◆ WHAT YOU NEED TO DO: Copy out each line exactly; pictures stay out of the copy.
-------
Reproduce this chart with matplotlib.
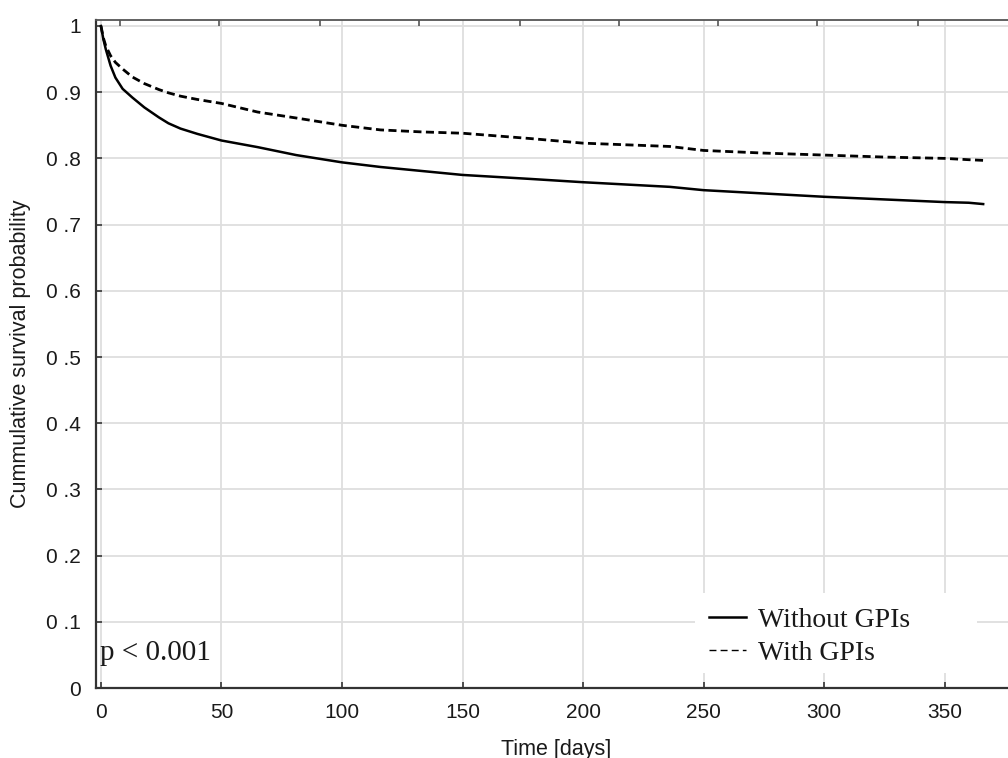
import matplotlib
matplotlib.use("Agg")
import matplotlib.pyplot as plt
from matplotlib.lines import Line2D
from matplotlib.patches import Rectangle

# survival curves
days = [0, 1, 2, 4, 6, 9, 13, 18, 24, 28, 33, 40, 50, 65, 81, 100, 116, 133,
        150, 178, 200, 236, 250, 275, 300, 325, 350, 360, 366]
without_gpis = [1.0, 0.980, 0.965, 0.940, 0.922, 0.905, 0.892, 0.877, 0.862,
                0.853, 0.845, 0.837, 0.827, 0.817, 0.805, 0.794, 0.787, 0.781,
                0.775, 0.769, 0.764, 0.757, 0.752, 0.747, 0.742, 0.738, 0.734,
                0.733, 0.731]
with_gpis = [1.0, 0.982, 0.970, 0.955, 0.945, 0.935, 0.923, 0.913, 0.904,
             0.899, 0.894, 0.889, 0.883, 0.870, 0.861, 0.850, 0.843, 0.840,
             0.838, 0.830, 0.823, 0.818, 0.812, 0.808, 0.805, 0.802, 0.800,
             0.798, 0.797]

x_ticks = [0, 50, 100, 150, 200, 250, 300, 350]
y_ticks = [0, 0.1, 0.2, 0.3, 0.4, 0.5, 0.6, 0.7, 0.8, 0.9, 1.0]
y_labels = ["0", "0 .1", "0 .2", "0 .3", "0 .4", "0 .5", "0 .6", "0 .7",
            "0 .8", "0 .9", "1"]
top_ticks = [8, 49, 91, 132, 174, 215, 256, 297, 339]
legend_labels = ["Without GPIs", "With GPIs"]

SANS = "Liberation Sans"
SERIF = "Liberation Serif"
TXT = "#1a1a1a"

fig = plt.figure(figsize=(10.08, 7.58), dpi=100)
ax = fig.add_axes([0.0952, 0.0923, 0.9048, 0.8813])
ax.set_xlim(-2.07, 376.3)
ax.set_ylim(0, 1.009)

ax.grid(True, color="#dedede", lw=1.3)
ax.set_axisbelow(True)

ax.plot(days, without_gpis, color="black", lw=1.8, solid_joinstyle="round")
ax.plot(days, with_gpis, color="black", lw=2.0, dashes=(2.9, 1.6))

ax.set_xticks(x_ticks)
ax.set_xticklabels([str(t) for t in x_ticks], fontfamily=SANS, fontsize=15,
                   color=TXT)
ax.set_yticks(y_ticks)
ax.set_yticklabels(y_labels, fontfamily=SANS, fontsize=15, color=TXT)
ax.tick_params(axis="x", direction="in", length=4, width=1.2,
               color="#333333", pad=11)
ax.tick_params(axis="y", direction="in", length=4, width=1.2,
               color="#333333", pad=11)

for side in ["left", "bottom"]:
    ax.spines[side].set_linewidth(1.6)
    ax.spines[side].set_color("#333333")
ax.spines["top"].set_linewidth(1.3)
ax.spines["top"].set_color("#555555")
ax.spines["right"].set_visible(False)

top = ax.twiny()
top.set_xlim(ax.get_xlim())
top.set_xticks(top_ticks)
top.set_xticklabels([])
top.tick_params(axis="x", direction="in", length=4, width=1.2,
                color="#555555")
for side in ["left", "bottom", "right", "top"]:
    top.spines[side].set_visible(False)

ax.set_xlabel("Time [days]", fontfamily=SANS, fontsize=15.5, color=TXT)
ax.xaxis.set_label_coords((556 - 96) / 912, -(739 - 688) / 668)
ax.set_ylabel("Cummulative survival probability", fontfamily=SANS,
              fontsize=15.5, color=TXT)
ax.yaxis.set_label_coords(-(96 - 31) / 912, 0.5)

# white patch behind the legend, hiding the grid
ax.add_patch(Rectangle((695, 758 - 673), 282, 80, transform=None,
                       facecolor="white", edgecolor="none", zorder=1.5))

handles = [Line2D([], [], color="black", lw=1.8),
           Line2D([], [], color="black", lw=1.0, dashes=(5, 3))]
leg = ax.legend(handles, legend_labels, loc="upper left",
                bbox_to_anchor=(690 / 1008, 1 - 588 / 758),
                bbox_transform=fig.transFigure, frameon=False,
                prop={"family": SERIF, "size": 20}, handlelength=1.3,
                handletextpad=0.45, labelspacing=0.27, borderpad=0.2)
for t in leg.get_texts():
    t.set_color(TXT)

ax.text(4 / 912, (688 - 660) / 668, "p < 0.001", transform=ax.transAxes,
        fontfamily=SERIF, fontsize=21, color=TXT, va="baseline", ha="left")

fig.savefig("out.png", dpi=100)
-------
◆ RESPONSE TO THIS TASK:
Reproduce this chart with matplotlib.
import matplotlib
matplotlib.use("Agg")
import matplotlib.pyplot as plt
from matplotlib.lines import Line2D
from matplotlib.patches import Rectangle

# survival curves
days = [0, 1, 2, 4, 6, 9, 13, 18, 24, 28, 33, 40, 50, 65, 81, 100, 116, 133,
        150, 178, 200, 236, 250, 275, 300, 325, 350, 360, 366]
without_gpis = [1.0, 0.980, 0.965, 0.940, 0.922, 0.905, 0.892, 0.877, 0.862,
                0.853, 0.845, 0.837, 0.827, 0.817, 0.805, 0.794, 0.787, 0.781,
                0.775, 0.769, 0.764, 0.757, 0.752, 0.747, 0.742, 0.738, 0.734,
                0.733, 0.731]
with_gpis = [1.0, 0.982, 0.970, 0.955, 0.945, 0.935, 0.923, 0.913, 0.904,
             0.899, 0.894, 0.889, 0.883, 0.870, 0.861, 0.850, 0.843, 0.840,
             0.838, 0.830, 0.823, 0.818, 0.812, 0.808, 0.805, 0.802, 0.800,
             0.798, 0.797]

x_ticks = [0, 50, 100, 150, 200, 250, 300, 350]
y_ticks = [0, 0.1, 0.2, 0.3, 0.4, 0.5, 0.6, 0.7, 0.8, 0.9, 1.0]
y_labels = ["0", "0 .1", "0 .2", "0 .3", "0 .4", "0 .5", "0 .6", "0 .7",
            "0 .8", "0 .9", "1"]
top_ticks = [8, 49, 91, 132, 174, 215, 256, 297, 339]
legend_labels = ["Without GPIs", "With GPIs"]

SANS = "Liberation Sans"
SERIF = "Liberation Serif"
TXT = "#1a1a1a"

fig = plt.figure(figsize=(10.08, 7.58), dpi=100)
ax = fig.add_axes([0.0952, 0.0923, 0.9048, 0.8813])
ax.set_xlim(-2.07, 376.3)
ax.set_ylim(0, 1.009)

ax.grid(True, color="#dedede", lw=1.3)
ax.set_axisbelow(True)

ax.plot(days, without_gpis, color="black", lw=1.8, solid_joinstyle="round")
ax.plot(days, with_gpis, color="black", lw=2.0, dashes=(2.9, 1.6))

ax.set_xticks(x_ticks)
ax.set_xticklabels([str(t) for t in x_ticks], fontfamily=SANS, fontsize=15,
                   color=TXT)
ax.set_yticks(y_ticks)
ax.set_yticklabels(y_labels, fontfamily=SANS, fontsize=15, color=TXT)
ax.tick_params(axis="x", direction="in", length=4, width=1.2,
               color="#333333", pad=11)
ax.tick_params(axis="y", direction="in", length=4, width=1.2,
               color="#333333", pad=11)

for side in ["left", "bottom"]:
    ax.spines[side].set_linewidth(1.6)
    ax.spines[side].set_color("#333333")
ax.spines["top"].set_linewidth(1.3)
ax.spines["top"].set_color("#555555")
ax.spines["right"].set_visible(False)

top = ax.twiny()
top.set_xlim(ax.get_xlim())
top.set_xticks(top_ticks)
top.set_xticklabels([])
top.tick_params(axis="x", direction="in", length=4, width=1.2,
                color="#555555")
for side in ["left", "bottom", "right", "top"]:
    top.spines[side].set_visible(False)

ax.set_xlabel("Time [days]", fontfamily=SANS, fontsize=15.5, color=TXT)
ax.xaxis.set_label_coords((556 - 96) / 912, -(739 - 688) / 668)
ax.set_ylabel("Cummulative survival probability", fontfamily=SANS,
              fontsize=15.5, color=TXT)
ax.yaxis.set_label_coords(-(96 - 31) / 912, 0.5)

# white patch behind the legend, hiding the grid
ax.add_patch(Rectangle((695, 758 - 673), 282, 80, transform=None,
                       facecolor="white", edgecolor="none", zorder=1.5))

handles = [Line2D([], [], color="black", lw=1.8),
           Line2D([], [], color="black", lw=1.0, dashes=(5, 3))]
leg = ax.legend(handles, legend_labels, loc="upper left",
                bbox_to_anchor=(690 / 1008, 1 - 588 / 758),
                bbox_transform=fig.transFigure, frameon=False,
                prop={"family": SERIF, "size": 20}, handlelength=1.3,
                handletextpad=0.45, labelspacing=0.27, borderpad=0.2)
for t in leg.get_texts():
    t.set_color(TXT)

ax.text(4 / 912, (688 - 660) / 668, "p < 0.001", transform=ax.transAxes,
        fontfamily=SERIF, fontsize=21, color=TXT, va="baseline", ha="left")

fig.savefig("out.png", dpi=100)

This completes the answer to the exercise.